## BEGIN
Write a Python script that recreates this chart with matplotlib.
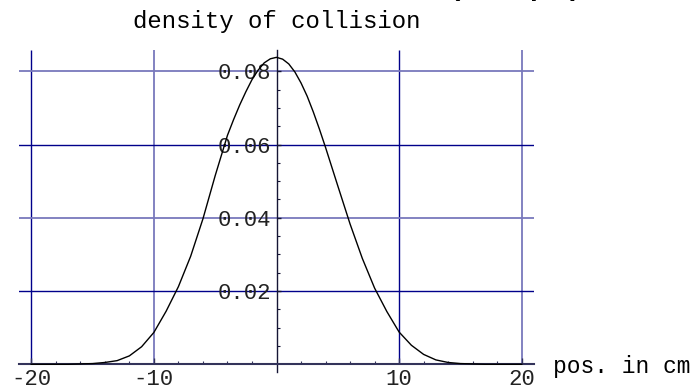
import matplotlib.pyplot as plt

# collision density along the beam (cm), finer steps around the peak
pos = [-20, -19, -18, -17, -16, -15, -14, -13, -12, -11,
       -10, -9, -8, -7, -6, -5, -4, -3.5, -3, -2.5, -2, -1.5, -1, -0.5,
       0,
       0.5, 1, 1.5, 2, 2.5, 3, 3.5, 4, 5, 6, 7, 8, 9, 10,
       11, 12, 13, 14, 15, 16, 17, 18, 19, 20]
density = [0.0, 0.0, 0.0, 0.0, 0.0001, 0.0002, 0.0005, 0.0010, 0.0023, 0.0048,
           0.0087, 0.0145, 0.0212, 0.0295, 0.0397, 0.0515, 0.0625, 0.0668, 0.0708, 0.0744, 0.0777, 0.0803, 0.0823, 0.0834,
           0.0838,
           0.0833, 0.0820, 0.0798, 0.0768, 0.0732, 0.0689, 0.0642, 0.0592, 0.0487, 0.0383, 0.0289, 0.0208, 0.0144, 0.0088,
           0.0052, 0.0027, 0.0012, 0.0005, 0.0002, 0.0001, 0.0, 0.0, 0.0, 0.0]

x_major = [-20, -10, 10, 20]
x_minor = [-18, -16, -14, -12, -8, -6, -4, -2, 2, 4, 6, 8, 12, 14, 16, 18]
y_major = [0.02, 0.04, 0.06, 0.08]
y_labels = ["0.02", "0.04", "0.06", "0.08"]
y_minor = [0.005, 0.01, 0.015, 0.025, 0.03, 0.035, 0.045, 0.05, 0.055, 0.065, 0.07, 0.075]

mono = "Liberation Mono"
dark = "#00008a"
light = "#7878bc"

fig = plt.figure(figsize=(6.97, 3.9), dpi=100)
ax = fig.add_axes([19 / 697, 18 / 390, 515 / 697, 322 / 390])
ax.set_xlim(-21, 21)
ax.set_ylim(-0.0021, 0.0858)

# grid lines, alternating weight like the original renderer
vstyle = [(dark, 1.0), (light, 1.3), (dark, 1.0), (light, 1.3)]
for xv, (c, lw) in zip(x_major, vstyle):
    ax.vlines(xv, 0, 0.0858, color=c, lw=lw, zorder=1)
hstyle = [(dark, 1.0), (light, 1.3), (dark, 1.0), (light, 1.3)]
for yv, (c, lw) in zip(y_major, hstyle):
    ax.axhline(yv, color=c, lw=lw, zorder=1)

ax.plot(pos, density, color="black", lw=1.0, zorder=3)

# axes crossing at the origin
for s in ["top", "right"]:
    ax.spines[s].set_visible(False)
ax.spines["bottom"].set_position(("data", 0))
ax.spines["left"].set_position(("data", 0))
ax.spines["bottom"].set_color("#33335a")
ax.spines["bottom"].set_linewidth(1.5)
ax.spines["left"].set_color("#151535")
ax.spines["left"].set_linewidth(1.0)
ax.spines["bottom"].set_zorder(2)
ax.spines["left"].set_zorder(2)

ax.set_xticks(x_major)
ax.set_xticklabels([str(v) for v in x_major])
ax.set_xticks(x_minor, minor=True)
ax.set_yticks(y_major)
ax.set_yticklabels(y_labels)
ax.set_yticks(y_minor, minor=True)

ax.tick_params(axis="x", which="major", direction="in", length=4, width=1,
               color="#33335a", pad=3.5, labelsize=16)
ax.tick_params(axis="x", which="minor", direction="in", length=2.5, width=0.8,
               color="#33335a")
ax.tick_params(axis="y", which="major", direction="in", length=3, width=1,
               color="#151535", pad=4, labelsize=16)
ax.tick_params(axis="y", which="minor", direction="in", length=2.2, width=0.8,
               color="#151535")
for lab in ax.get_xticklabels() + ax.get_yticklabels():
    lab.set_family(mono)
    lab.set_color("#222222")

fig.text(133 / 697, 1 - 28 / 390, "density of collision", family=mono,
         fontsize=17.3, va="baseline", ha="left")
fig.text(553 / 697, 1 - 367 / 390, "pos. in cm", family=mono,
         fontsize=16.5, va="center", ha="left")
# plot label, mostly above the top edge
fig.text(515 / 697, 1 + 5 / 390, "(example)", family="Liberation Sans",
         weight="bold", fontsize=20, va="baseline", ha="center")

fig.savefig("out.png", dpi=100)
## END
## The request
With all pictures left out, please transcribe exactly the lines from the start of the material through the line with "import matplotlib.pyplot as plt".

## Answer for the task
Write a Python script that recreates this chart with matplotlib.
import matplotlib.pyplot as plt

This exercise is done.